Published in UT San Diego, September 9, 2013
Over the last 28 years, Connect has been one of the icons and key components in the growth of the technology and life sciences entrepreneurial community in San Diego.
Last month, its leader Duane Roth died tragically in a bicycle accident, and his death has left a huge gap in the organization and in the community. However, as is always the case with tectonic change, this situation has created a dialogue about what Connect should become in the next iteration and what kind of leader should take the helm.

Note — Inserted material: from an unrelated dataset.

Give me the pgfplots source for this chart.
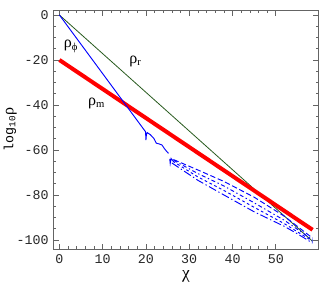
\documentclass[border=0pt]{standalone}
\usepackage{fontspec}
\setmainfont{Liberation Serif}
\newfontfamily\tickfont{Liberation Mono}
\usepackage{pgfplots}
\pgfplotsset{compat=1.18}
\definecolor{framegray}{RGB}{100,100,100}
\definecolor{dkgreen}{RGB}{40,90,30}
\begin{document}
\begin{tikzpicture}
\begin{axis}[
  scale only axis,
  width=199pt, height=179pt,
  xmin=-1.4, xmax=59.9,
  ymin=-104, ymax=2.1,
  axis line style={framegray, line width=0.6pt},
  tick style={framegray, line width=0.5pt},
  tick align=inside,
  major tick length=4pt,
  minor tick length=2pt,
  xtick={0,10,20,30,40,50},
  xticklabels={0,10,20,30,40,50},
  ytick={-100,-80,-60,-40,-20,0},
  yticklabels={{-100},{-80},{-60},{-40},{-20},{0}},
  minor x tick num=4,
  minor y tick num=3,
  ticklabel style={font=\tickfont\fontsize{10}{12}\selectfont, text=black!85},
  xticklabel style={yshift=-1pt},
  xlabel={\fontsize{13}{14}\selectfont χ},
  ylabel={{\tickfont\fontsize{10}{12}\selectfont log\textsubscript{10}}\fontsize{12}{14}\selectfont ρ},
  xlabel style={yshift=2pt},
  ylabel style={yshift=-7pt},
  clip=true,
]
% rho_r
\addplot[dkgreen, line width=0.6pt] coordinates {(0,0) (58.5,-100.6)};
% rho_m
\addplot[red, line width=3pt] coordinates {(0,-20) (58.5,-95.5)};
% rho_phi main
\addplot[blue, line width=0.7pt] coordinates {
(0,0) (19.9,-51.9) (20.0,-55.6) (20.1,-53.2) (20.3,-52.3) (21.0,-53.2) (21.8,-54.8)
(22.4,-57.0) (23.0,-57.3) (23.7,-57.8) (24.3,-59.5) (24.8,-60.7) (25.2,-61.5)};
\addplot[blue, line width=0.7pt] coordinates {
(25.5,-64.0) (25.6,-66.0) (25.8,-63.8) (26.1,-64.6) (26.4,-64.3)};
% fan of dashed lines
\addplot[blue, line width=0.7pt, dash pattern=on 4pt off 2pt] coordinates {
(26.4,-64.3) (32,-68.9) (38,-74.0) (45,-81.0) (52,-89.5) (55,-94.0) (58.5,-99.2)};
\addplot[blue, line width=0.7pt, dash pattern=on 3pt off 2pt on 1pt off 2pt] coordinates {
(26.4,-64.6) (32,-70.5) (38,-76.0) (45,-83.5) (52,-91.3) (55,-95.3) (58.5,-100.0)};
\addplot[blue, line width=0.7pt, dash pattern=on 2pt off 2pt] coordinates {
(26.2,-65.0) (32,-72.0) (38,-78.0) (45,-85.5) (52,-92.8) (55,-96.4) (58.5,-100.6)};
\addplot[blue, line width=0.7pt, dash pattern=on 6pt off 2pt on 1pt off 2pt] coordinates {
(26.0,-65.8) (32,-73.5) (38,-80.0) (45,-87.5) (52,-94.0) (55,-97.3) (58.5,-101.4)};
\node[font=\fontsize{12}{14}\selectfont] at (axis cs:2.7,-14) {ρ\textsubscript{ϕ}};
\node[font=\fontsize{12}{14}\selectfont] at (axis cs:17.6,-20.7) {ρ\textsubscript{r}};
\node[font=\fontsize{12}{14}\selectfont] at (axis cs:8.6,-39.2) {ρ\textsubscript{m}};
\end{axis}
\pgfresetboundingbox
\path (current axis.south west) ++(-40pt,-29.3pt) coordinate (bbsw);
\path (current axis.north east) ++(1pt,7.7pt) coordinate (bbne);
\path[use as bounding box] (bbsw) rectangle (bbne);
\end{tikzpicture}
\end{document}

Allow me to share some thoughts. My age begins with a six. The nominating committee of Connect has a tilt toward that number. The Connect board of directors (on which Barbara sits) has a tilt toward that number. So one key thought is simple. Younger.
I have come to terms in my own entrepreneurial efforts with the fact that I am simply not as aware of new trends, nor am I as receptive to those trends as I need to be. The world of technology is younger. I am blessed that Barbara, and I teach entrepreneurship at University of California San Diego’s von Liebig Entrepreneurism Center, where we meet the next generation of entrepreneurs. We love doing this because it keeps us in touch, and we might also find a bright student with a good idea that we can fund.
Now what about the venture community? In its early years, Connect and venture capital were inextricably linked. The startup world depended to a large extent on getting funded by venture capitalists in both San Diego and Silicon Valley. In 2000, San Diego had a number of venture firms. Today the number is much lower.
What has taken the place of venture capital is the rise of the angel investors and corporate and strategic investors. So the question is, “If the world of venture capital has changed, then shouldn’t Connect change along with it?” The original mission was to be an “incubator without walls.” The irony is that now there are numerous incubators with walls in San Diego. What was distant and complicated and uneven is now being offered relentlessly by a multitude of players. Everyone wants to find the next big thing.
And what about funding for Connect? The ecosystem of how Connect raises its money has changed as well. The original game plan was primarily based on funding from the service provider network. The service provider did it because it was the best and only pipeline to the talent, which would eventually hire them to do work. It was a logical way to source your customer. That has changed as well. Every service provider has access to the talent because it is now sponsoring and promoting every startup-incubator-accelerator-leadership-hackathon ad nauseam. So as Connect thinks about the future, it will inexorably have to think about money.
Then there is the problem of integrating the distinct needs of life sciences, digital media, software, telecom, mobile — the list goes on. One size does not fit all.
And finally — Silicon Valley. How do we in San Diego come to terms with our more powerful, wealthier, more relentless friends in Northern California? Where do we belong and how do we stay relevant to our constituents here?
Clearly, lots of challenges loom on the road ahead with no easy answers. I suggest that everyone involved in the search for Connect’s new CEO read “The Innovator’s Dilemma” by Clayton M. Christensen. We are facing one.
Rule No. 279
We used to make buggies and buggy whips. Now we make Teslas. But no matter, it’s still transportation.